Task objective: Can you transcribe the data exactly? Leave the pictures out.

Collected material:
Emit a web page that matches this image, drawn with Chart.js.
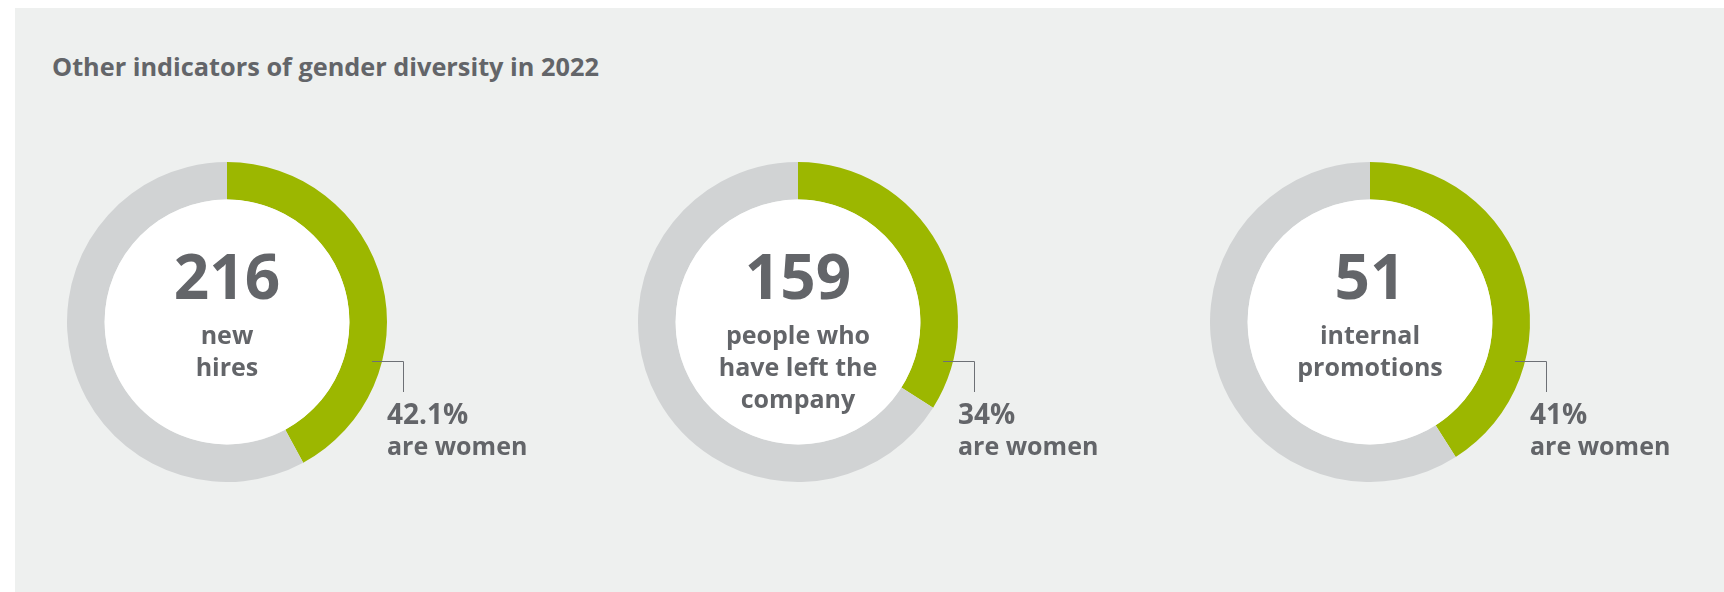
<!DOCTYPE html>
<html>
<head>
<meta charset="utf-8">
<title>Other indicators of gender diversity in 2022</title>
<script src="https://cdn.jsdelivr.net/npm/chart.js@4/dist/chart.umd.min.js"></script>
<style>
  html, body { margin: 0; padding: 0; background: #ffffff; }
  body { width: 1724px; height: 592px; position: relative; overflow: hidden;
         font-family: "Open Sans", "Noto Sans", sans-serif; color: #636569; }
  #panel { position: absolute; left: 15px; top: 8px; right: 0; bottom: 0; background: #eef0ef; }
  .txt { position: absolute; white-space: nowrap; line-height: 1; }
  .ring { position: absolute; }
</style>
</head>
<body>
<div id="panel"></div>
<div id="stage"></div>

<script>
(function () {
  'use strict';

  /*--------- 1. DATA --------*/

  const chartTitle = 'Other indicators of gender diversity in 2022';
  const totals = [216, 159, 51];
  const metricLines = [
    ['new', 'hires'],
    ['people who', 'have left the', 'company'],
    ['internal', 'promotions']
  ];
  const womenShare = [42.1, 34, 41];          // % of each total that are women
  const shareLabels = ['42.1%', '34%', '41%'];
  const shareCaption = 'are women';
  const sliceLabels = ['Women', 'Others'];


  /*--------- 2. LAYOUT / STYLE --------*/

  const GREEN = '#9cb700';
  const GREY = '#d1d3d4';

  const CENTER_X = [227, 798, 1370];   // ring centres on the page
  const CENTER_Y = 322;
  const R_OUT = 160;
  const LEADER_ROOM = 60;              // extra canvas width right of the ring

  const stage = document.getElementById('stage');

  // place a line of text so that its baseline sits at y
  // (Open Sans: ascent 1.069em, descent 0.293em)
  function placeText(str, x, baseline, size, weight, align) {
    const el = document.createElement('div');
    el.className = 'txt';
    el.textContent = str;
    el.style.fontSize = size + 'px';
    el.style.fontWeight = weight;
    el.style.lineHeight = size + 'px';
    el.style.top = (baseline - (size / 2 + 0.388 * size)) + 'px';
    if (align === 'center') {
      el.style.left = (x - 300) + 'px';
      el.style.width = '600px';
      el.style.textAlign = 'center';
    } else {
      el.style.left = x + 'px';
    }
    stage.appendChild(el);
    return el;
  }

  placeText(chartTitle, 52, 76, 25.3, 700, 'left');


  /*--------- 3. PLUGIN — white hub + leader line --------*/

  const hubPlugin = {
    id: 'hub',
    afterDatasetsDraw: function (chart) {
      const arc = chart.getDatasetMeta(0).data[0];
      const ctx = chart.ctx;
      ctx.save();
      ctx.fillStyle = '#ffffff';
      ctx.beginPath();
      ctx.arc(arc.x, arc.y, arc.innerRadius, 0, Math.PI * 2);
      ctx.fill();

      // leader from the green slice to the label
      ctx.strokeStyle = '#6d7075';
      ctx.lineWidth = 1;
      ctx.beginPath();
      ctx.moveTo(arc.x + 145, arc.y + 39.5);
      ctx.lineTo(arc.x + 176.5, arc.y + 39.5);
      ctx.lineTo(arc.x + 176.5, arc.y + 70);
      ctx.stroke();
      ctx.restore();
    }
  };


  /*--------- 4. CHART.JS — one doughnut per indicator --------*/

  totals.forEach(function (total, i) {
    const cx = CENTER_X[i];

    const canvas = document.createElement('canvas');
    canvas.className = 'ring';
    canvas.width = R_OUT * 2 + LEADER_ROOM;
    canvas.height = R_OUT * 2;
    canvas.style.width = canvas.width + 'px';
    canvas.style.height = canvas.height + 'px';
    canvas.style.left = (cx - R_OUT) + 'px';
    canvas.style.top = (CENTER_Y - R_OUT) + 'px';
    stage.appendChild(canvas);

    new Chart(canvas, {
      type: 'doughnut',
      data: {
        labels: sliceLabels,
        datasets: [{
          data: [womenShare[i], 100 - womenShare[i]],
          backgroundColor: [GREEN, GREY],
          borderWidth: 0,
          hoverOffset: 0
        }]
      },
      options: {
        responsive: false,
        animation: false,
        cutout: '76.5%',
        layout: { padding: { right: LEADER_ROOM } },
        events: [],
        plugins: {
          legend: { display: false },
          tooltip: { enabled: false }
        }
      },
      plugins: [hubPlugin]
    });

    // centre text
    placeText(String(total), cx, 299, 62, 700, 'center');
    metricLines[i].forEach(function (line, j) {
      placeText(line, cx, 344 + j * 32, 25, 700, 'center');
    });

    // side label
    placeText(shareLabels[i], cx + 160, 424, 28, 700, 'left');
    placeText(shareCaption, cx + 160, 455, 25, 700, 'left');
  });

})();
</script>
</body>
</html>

Full output:
Emit a web page that matches this image, drawn with Chart.js.
<!DOCTYPE html>
<html>
<head>
<meta charset="utf-8">
<title>Other indicators of gender diversity in 2022</title>
<script src="https://cdn.jsdelivr.net/npm/chart.js@4/dist/chart.umd.min.js"></script>
<style>
  html, body { margin: 0; padding: 0; background: #ffffff; }
  body { width: 1724px; height: 592px; position: relative; overflow: hidden;
         font-family: "Open Sans", "Noto Sans", sans-serif; color: #636569; }
  #panel { position: absolute; left: 15px; top: 8px; right: 0; bottom: 0; background: #eef0ef; }
  .txt { position: absolute; white-space: nowrap; line-height: 1; }
  .ring { position: absolute; }
</style>
</head>
<body>
<div id="panel"></div>
<div id="stage"></div>

<script>
(function () {
  'use strict';

  /*--------- 1. DATA --------*/

  const chartTitle = 'Other indicators of gender diversity in 2022';
  const totals = [216, 159, 51];
  const metricLines = [
    ['new', 'hires'],
    ['people who', 'have left the', 'company'],
    ['internal', 'promotions']
  ];
  const womenShare = [42.1, 34, 41];          // % of each total that are women
  const shareLabels = ['42.1%', '34%', '41%'];
  const shareCaption = 'are women';
  const sliceLabels = ['Women', 'Others'];


  /*--------- 2. LAYOUT / STYLE --------*/

  const GREEN = '#9cb700';
  const GREY = '#d1d3d4';

  const CENTER_X = [227, 798, 1370];   // ring centres on the page
  const CENTER_Y = 322;
  const R_OUT = 160;
  const LEADER_ROOM = 60;              // extra canvas width right of the ring

  const stage = document.getElementById('stage');

  // place a line of text so that its baseline sits at y
  // (Open Sans: ascent 1.069em, descent 0.293em)
  function placeText(str, x, baseline, size, weight, align) {
    const el = document.createElement('div');
    el.className = 'txt';
    el.textContent = str;
    el.style.fontSize = size + 'px';
    el.style.fontWeight = weight;
    el.style.lineHeight = size + 'px';
    el.style.top = (baseline - (size / 2 + 0.388 * size)) + 'px';
    if (align === 'center') {
      el.style.left = (x - 300) + 'px';
      el.style.width = '600px';
      el.style.textAlign = 'center';
    } else {
      el.style.left = x + 'px';
    }
    stage.appendChild(el);
    return el;
  }

  placeText(chartTitle, 52, 76, 25.3, 700, 'left');


  /*--------- 3. PLUGIN — white hub + leader line --------*/

  const hubPlugin = {
    id: 'hub',
    afterDatasetsDraw: function (chart) {
      const arc = chart.getDatasetMeta(0).data[0];
      const ctx = chart.ctx;
      ctx.save();
      ctx.fillStyle = '#ffffff';
      ctx.beginPath();
      ctx.arc(arc.x, arc.y, arc.innerRadius, 0, Math.PI * 2);
      ctx.fill();

      // leader from the green slice to the label
      ctx.strokeStyle = '#6d7075';
      ctx.lineWidth = 1;
      ctx.beginPath();
      ctx.moveTo(arc.x + 145, arc.y + 39.5);
      ctx.lineTo(arc.x + 176.5, arc.y + 39.5);
      ctx.lineTo(arc.x + 176.5, arc.y + 70);
      ctx.stroke();
      ctx.restore();
    }
  };


  /*--------- 4. CHART.JS — one doughnut per indicator --------*/

  totals.forEach(function (total, i) {
    const cx = CENTER_X[i];

    const canvas = document.createElement('canvas');
    canvas.className = 'ring';
    canvas.width = R_OUT * 2 + LEADER_ROOM;
    canvas.height = R_OUT * 2;
    canvas.style.width = canvas.width + 'px';
    canvas.style.height = canvas.height + 'px';
    canvas.style.left = (cx - R_OUT) + 'px';
    canvas.style.top = (CENTER_Y - R_OUT) + 'px';
    stage.appendChild(canvas);

    new Chart(canvas, {
      type: 'doughnut',
      data: {
        labels: sliceLabels,
        datasets: [{
          data: [womenShare[i], 100 - womenShare[i]],
          backgroundColor: [GREEN, GREY],
          borderWidth: 0,
          hoverOffset: 0
        }]
      },
      options: {
        responsive: false,
        animation: false,
        cutout: '76.5%',
        layout: { padding: { right: LEADER_ROOM } },
        events: [],
        plugins: {
          legend: { display: false },
          tooltip: { enabled: false }
        }
      },
      plugins: [hubPlugin]
    });

    // centre text
    placeText(String(total), cx, 299, 62, 700, 'center');
    metricLines[i].forEach(function (line, j) {
      placeText(line, cx, 344 + j * 32, 25, 700, 'center');
    });

    // side label
    placeText(shareLabels[i], cx + 160, 424, 28, 700, 'left');
    placeText(shareCaption, cx + 160, 455, 25, 700, 'left');
  });

})();
</script>
</body>
</html>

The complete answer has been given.